Chaque question posée à une intelligence artificielle a un coût pour la planète plus élevée qu’une simple requête sur un moteur de recherche. Or, si ChatGPT est la plus connue des IA génératives à l’heure actuelle, des alternatives moins gourmandes en énergie existent, dont Bloom (BigScience Large Open-science Open-access Multilingual Language Model).

« On en parle peu mais la France bâtit son propre ChatGPT depuis 2021. Bloom est un projet ouvert et participatif piloté par Hugging Face, une start-up fondée par trois Français à New-York », explique Laurence Devillers, professeure d’intelligence artificielle à la Sorbonne et chercheuse au CNRS. Ce modèle open source, disponible en 59 langues, a été conçu et entraîné par plus de 1.000 ingénieur·e·s, avec le soutien du CNRS, du ministère français de l’enseignement supérieur et de la recherche ainsi que d’entreprises telles que Thalès, Airbus ou Orange Labs.

Ce chatbot s’entraîne sur le supercalculateur le plus puissant d’Europe, Jean-Zay, basé à Saclay. « On a utilisé un réseau de neurones de 176 milliards de paramètres », précise Pierre-François Lavallée, le directeur de l’Idris (Institut du développement et des ressources en informatique scientifique, qui dépend du CNRS), à Saclay.

« Bloom mise sur l’éthique, la transparence et le consentement », d’après la chercheuse québécoise Sasha Luccioni, associée à Hugging Face. « L’entrainement de Bloom utilise 20 fois moins d’énergie que ChatGPT », affirme-t-elle (cf. graphe d’illustration). La chercheuse a notamment contribué à élaborer une calculette de l’impact carbone des outils d’intelligence artificielle générative, appelé CodeCarbon. Elle a également étudié l’impact des modèles d’IA sur les pratiques discriminatoires et sur la propriété intellectuelle pour aider les entreprises à choisir un modèle d’IA en connaissance de cause.

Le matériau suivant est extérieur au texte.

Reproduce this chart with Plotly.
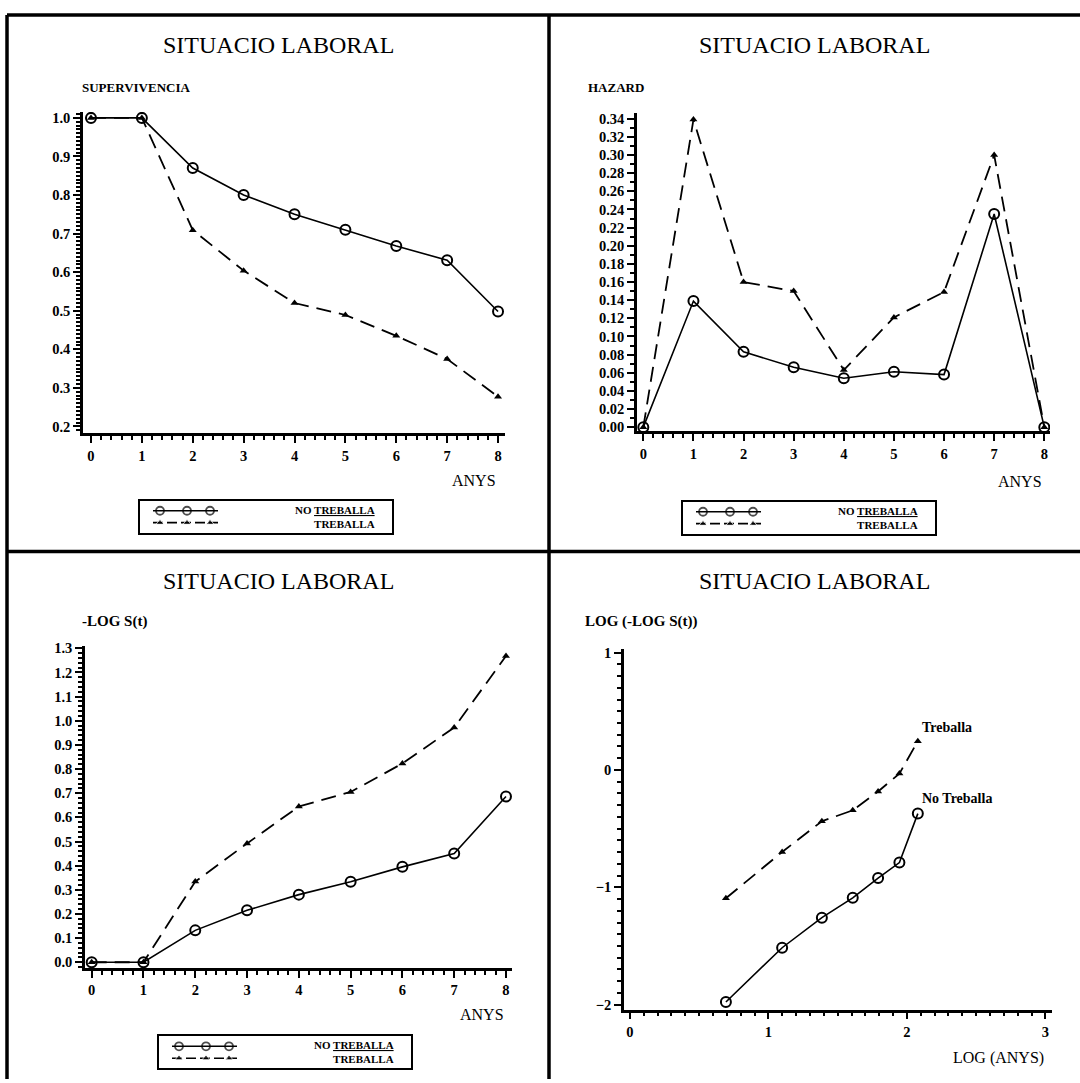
import plotly.graph_objects as go

W, H = 1080, 1083

# ---------------- data ----------------
years = [0, 1, 2, 3, 4, 5, 6, 7, 8]
surv_no = [1.0, 1.0, 0.87, 0.80, 0.75, 0.71, 0.668, 0.631, 0.498]
surv_si = [1.0, 1.0, 0.709, 0.604, 0.52, 0.489, 0.435, 0.375, 0.277]
haz_no = [0.0, 0.139, 0.083, 0.066, 0.054, 0.061, 0.058, 0.235, 0.0]
haz_si = [0.0, 0.339, 0.160, 0.150, 0.063, 0.121, 0.149, 0.300, 0.0]
mlog_no = [0.0, 0.0, 0.132, 0.215, 0.28, 0.333, 0.395, 0.45, 0.686]
mlog_si = [0.0, 0.0, 0.334, 0.492, 0.645, 0.705, 0.823, 0.972, 1.268]
log_years = [0.693, 1.099, 1.386, 1.609, 1.792, 1.946, 2.079]
loglog_no = [-1.977, -1.515, -1.259, -1.090, -0.921, -0.789, -0.372]
loglog_si = [-1.093, -0.699, -0.437, -0.344, -0.183, -0.031, 0.245]

title_text = "SITUACIO LABORAL"
lab_no = "NO TREBALLA"
lab_si = "TREBALLA"


def fx(px):
    return px / W


def fy(py):
    return 1 - py / H


SERIF = "Liberation Serif"
tickfont = dict(family=SERIF, size=14.5, color="black", weight="bold")

fig = go.Figure()


def add_pair(x, y_no, y_si, xa, ya, circ_size=10):
    fig.add_trace(go.Scatter(
        x=x, y=y_no, mode="lines+markers", xaxis=xa, yaxis=ya, showlegend=False,
        line=dict(color="black", width=1.6),
        marker=dict(symbol="circle-open", size=circ_size, color="black", line=dict(width=2))))
    fig.add_trace(go.Scatter(
        x=x, y=y_si, mode="lines+markers", xaxis=xa, yaxis=ya, showlegend=False,
        line=dict(color="black", width=1.8, dash="15px,8px"),
        marker=dict(symbol="triangle-up", size=7, color="black")))


add_pair(years, surv_no, surv_si, "x", "y")
add_pair(years, haz_no, haz_si, "x2", "y2")
add_pair(years, mlog_no, mlog_si, "x3", "y3")
add_pair(log_years, loglog_no, loglog_si, "x4", "y4")


def xax(d0, d1, r, dtick, minor, anchor):
    return dict(domain=[fx(d0), fx(d1)], range=r, anchor=anchor, showgrid=False,
                zeroline=False, showline=True, linecolor="black", linewidth=2.5,
                ticks="outside", ticklen=7, tickwidth=2, tickcolor="black",
                tick0=0, dtick=dtick, tickfont=tickfont,
                minor=dict(ticks="outside", ticklen=4, tickwidth=1.5, tickcolor="black",
                           tick0=0, dtick=minor, showgrid=False))


def yax(d0, d1, r, dtick, minor, anchor, fmt, tick0=0):
    return dict(domain=[fy(d1), fy(d0)], range=r, anchor=anchor, showgrid=False,
                zeroline=False, showline=True, linecolor="black", linewidth=2.5,
                ticks="outside", ticklen=7, tickwidth=2, tickcolor="black",
                tick0=tick0, dtick=dtick, tickformat=fmt, tickfont=tickfont,
                minor=dict(ticks="outside", ticklen=4, tickwidth=1.5, tickcolor="black",
                           tick0=tick0, dtick=minor, showgrid=False))


layout = dict(
    width=W, height=H, margin=dict(l=0, r=0, t=0, b=0),
    paper_bgcolor="white", plot_bgcolor="white", showlegend=False,
    xaxis=xax(83, 505, [-0.157, 8.137], 1, 0.2, "y"),
    yaxis=yax(108, 432, [0.182, 1.015], 0.1, 0.01, "x", ".1f"),
    xaxis2=xax(637, 1050, [-0.126, 8.114], 1, 0.2, "y2"),
    yaxis2=yax(109, 430, [-0.0047, 0.3462], 0.02, 0.01, "x2", ".2f"),
    xaxis3=xax(85, 512, [-0.129, 8.116], 1, 0.2, "y3"),
    yaxis3=yax(646, 971, [-0.0235, 1.311], 0.1, 0.02, "x3", ".1f"),
    xaxis4=xax(624, 1052, [-0.043, 3.048], 1, 0.1, "y4"),
    yaxis4=yax(649, 1013, [-2.042, 1.034], 1, 0.1, "x4", "d", tick0=0),
)

# ---------------- legends (small boxes) ----------------
legend_boxes = [(140, 500), (683, 501), (159, 1040)]
annotations = []
for i, (bx, by) in enumerate(legend_boxes):
    n = 5 + i
    xa, ya = f"x{n}", f"y{n}"
    layout[f"xaxis{n}"] = dict(domain=[fx(bx), fx(bx + 252)], range=[0, 252], anchor=ya,
                               showgrid=False, zeroline=False, showticklabels=False,
                               ticks="", showline=True, mirror=True, linecolor="black",
                               linewidth=2, fixedrange=True)
    layout[f"yaxis{n}"] = dict(domain=[fy(by + 32), fy(by)], range=[32, 0], anchor=xa,
                               showgrid=False, zeroline=False, showticklabels=False,
                               ticks="", showline=True, mirror=True, linecolor="black",
                               linewidth=2, fixedrange=True)
    fig.add_trace(go.Scatter(x=[13, 20, 47, 70, 78], y=[10, 10, 10, 10, 10], xaxis=xa, yaxis=ya,
                             mode="lines+markers", showlegend=False, hoverinfo="skip",
                             line=dict(color="black", width=1.5),
                             marker=dict(symbol="circle-open", size=[0, 8, 8, 8, 0], color="black",
                                         line=dict(width=1.8))))
    fig.add_trace(go.Scatter(x=[13, 20, 47, 70, 78], y=[22, 22, 22, 22, 22], xaxis=xa, yaxis=ya,
                             mode="lines+markers", showlegend=False, hoverinfo="skip",
                             line=dict(color="black", width=1.6, dash="10px,4px"),
                             marker=dict(symbol="triangle-up", size=[0, 7, 7, 7, 0], color="black")))
    annotations.append(dict(x=fx(bx + 237), y=fy(by + 16), xref="paper", yref="paper",
                            text=f"NO <u>{lab_si}</u><br>{lab_si}", showarrow=False,
                            xanchor="right", yanchor="middle", align="right",
                            font=dict(family=SERIF, size=11, color="black", weight="bold")))

# ---------------- titles & labels ----------------
for cx, cy in [(278, 40), (814, 40), (278, 581), (814, 581)]:
    annotations.append(dict(x=fx(cx), y=fy(cy), xref="paper", yref="paper", text=title_text,
                            showarrow=False, xanchor="center", yanchor="middle",
                            font=dict(family=SERIF, size=24, color="black")))

ylabels = [("SUPERVIVENCIA", 80, 83, True), ("HAZARD", 586, 83, True),
           ("-LOG S(t)", 80, 622, False), ("LOG (-LOG S(t))", 583, 622, False)]
for t, x0, y0, b in ylabels:
    annotations.append(dict(x=fx(x0), y=fy(y0), xref="paper", yref="paper", text=t,
                            showarrow=False, xanchor="left", yanchor="middle",
                            font=dict(family=SERIF, size=13 if b else 15, color="black",
                                      weight="bold")))

xlabels = [("ANYS", 498, 479), ("ANYS", 1044, 480), ("ANYS", 506, 1018), ("LOG (ANYS)", 1046, 1062)]
for t, x0, y0 in xlabels:
    annotations.append(dict(x=fx(x0), y=fy(y0), xref="paper", yref="paper", text=t,
                            showarrow=False, xanchor="right", yanchor="middle",
                            font=dict(family=SERIF, size=16, color="black")))

annotations.append(dict(x=log_years[-1], y=loglog_si[-1], xref="x4", yref="y4", text="Treballa",
                        showarrow=False, xanchor="left", yanchor="bottom", xshift=2, yshift=4,
                        font=dict(family=SERIF, size=14, color="black", weight="bold")))
annotations.append(dict(x=log_years[-1], y=loglog_no[-1], xref="x4", yref="y4", text="No Treballa",
                        showarrow=False, xanchor="left", yanchor="bottom", xshift=2, yshift=6,
                        font=dict(family=SERIF, size=14, color="black", weight="bold")))

layout["annotations"] = annotations

# ---------------- frame lines ----------------
shapes = []
frame = [(7, 10, 1080, 10), (7, 10, 7, 1083), (549, 10, 549, 1083), (7, 551, 1080, 551)]
for x0, y0, x1, y1 in frame:
    shapes.append(dict(type="line", xref="paper", yref="paper", x0=fx(x0), y0=fy(y0),
                       x1=fx(x1), y1=fy(y1), line=dict(color="black", width=3.5)))
layout["shapes"] = shapes

fig.update_layout(**layout)
fig.write_html("out.html")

« Lorsqu’elle est opaque, l’intelligence artificielle dispose d’un gros pouvoir de manipulation », rappelle Laurence Devillers. Il faudrait d’ailleurs plutôt parler de ‘capacité analytique’ que d’intelligence, selon elle. « Il faut rester vigilant en veillant à ce que les développements de l’IA respectent une certaine éthique ». Elle regrette que la transparence ne soit pas une priorité chez la plupart des multinationales du numérique et rappelle que deux chercheuses de Google, Timnit Gebru et Margaret Mitchell, ont été licenciées pour avoir exposé des failles du système IA de leur entreprise.